Чудится какая-то большая старая машина, десятки лет фабриковавшая холсты с гусями, цветами, телятами, дамами, лугами, охотниками, которую не пощадил зуб времени, которая утратила точность и то и дело дает маху.
Как бы не надеясь ни на эту бедную молодость, ни на свои силы или, напротив, гордо подставляя грудь ударам конкуренции, правление Сецессиона решилось в этом году на крупный шаг: к участию в летней международной выставке[124] (с половины мая по октябрь включительно) приглашены все члены берлинского Сецессиона («мир снова заключен!») и все русские художники, участвовавшие прошлым летом в Glaspalast'e и усердно одобренные нашим официальнейшим критиком, бароном Ostini!..[125] Итак, вероятно, мы снова увидим не только Репина, Нестерова, А. Васнецова и т. д., и т. д., но и Зарубина, и Столицу, и, быть может, даже Кондратенко[126], которого коллекция колоссальных картин была только что выставлена в... Аугсбурге. По-видимому, даже чины канцелярии Сецессиона очень одобрительно относятся к русскому искусству.
Надо же подготовиться к лету, которое будет богато разными событиями и привлечет несметные толпы и немецких, и иноземных приезжих. Эти события будут, конечно, разного сорта. Начиная от «выставки Востока», в огромных помещениях «Большой Мюнхенской Выставки» (на Theresienhöhe), которая непременно будет исключительно богатой и интересной, и кончая исключительно неинтересными и всемирно знаменитыми народными представлениями Страстей Господних в деревне Oberammergau, куда будут из Мюнхена даже по воздуху летать. Между этими крайними пунктами распределяются всевозможные предприятия: большая выставка безжюрийных (с мая — все лето), музыкальные торжества в память Шумана (май — «Большая выставка»), «недели» Вагнера, Моцарта, Р. Штрауса (Prinz-Regententheater), конечно, Сецессион, Glaspalast, Мюнхенский Художественный театр (на «Большой Выставке»), всевозможные выставки в частных салонах, среди которых, вероятно, первое место займет все та же коллекция в 40 вещей Manet (путешествующая из Берлина через Мюнхен в Нью-Йорк, Лондон и Париж) и — не последнее — сентябрьская выставка (в той же галерее Thannhauser'a) «Нового Художественного Общества»[127], на которой в первый раз должны быть представлены общей картиной французские, русские, немецкие, швейцарские самые молодые и (проникнутые общим духом) течения в искусстве. Эта последняя выставка отправится затем, так же как и первая, по Германии на всю зиму и весну 1911 года.
Вопрос о необходимости, ненужности, о зловредных влияниях жюри или его упразднении продолжает занимать художников. И не только их.
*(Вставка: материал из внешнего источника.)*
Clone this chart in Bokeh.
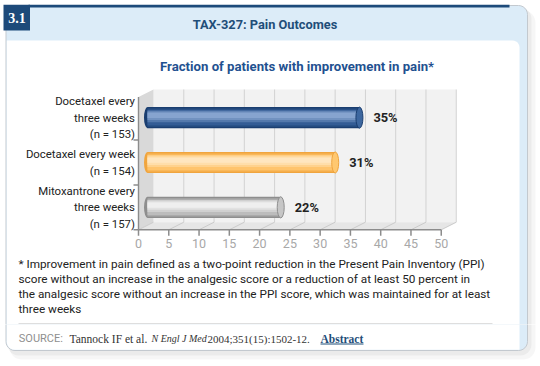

В консервативной и клерикальной («черной») прессе возникает опасение, что безжюрийность может еще шире открыть ворота... безнравственности («Ах, кто до кого, а я до Параски!»). И с радостью и торжеством цитируются слова из речи проф. Мюнхенского университета и «главного медицины советника» von Gruber'a: «Ни искусство, ни литература не являются для нации безусловно необходимыми, но безусловно необходима здоровая молодежь! Вся совокупность всех взятых вместе художественных произведений не представляет такой важности, как здоровье нашей молодежи. Буря, которая уничтожила бы все самое высокое и самое благородное, что когда бы то ни было создано было искусством, во всяком случае была бы желательнее, чем гибель в болотах декадентства!..» Вот какую муть каракатицы может напустить истинно позитивный медицинсоветник! «Пока, — пишет по этому поводу один мюнхенский художник, — немецкие профессора будут в такой мере служить реакции, до той поры не принесет нам никаких изменений и будущее, и немецкая культура останется фразой. Вот в чем наша злоба дня!»
А жизнь между тем медленно и с тугими усилиями, но идет вперед. Пока мюнхенцы оборвались на первом опыте безжюрийной выставки и обещают дать необыкновенно интересный второй, пока прусское министерство культа [(sic!) Вероятно, культуры.] собирается дать берлинцам помещение на лертском вокзале для безжюрийной же выставки, «если за ее качество поручатся и ценные художники», — зашевелилась уже и провинция: не более не менее как Данциг уже такую выставку видел. Она была чрезвычайно бедна, чем, разумеется, никого не удивила.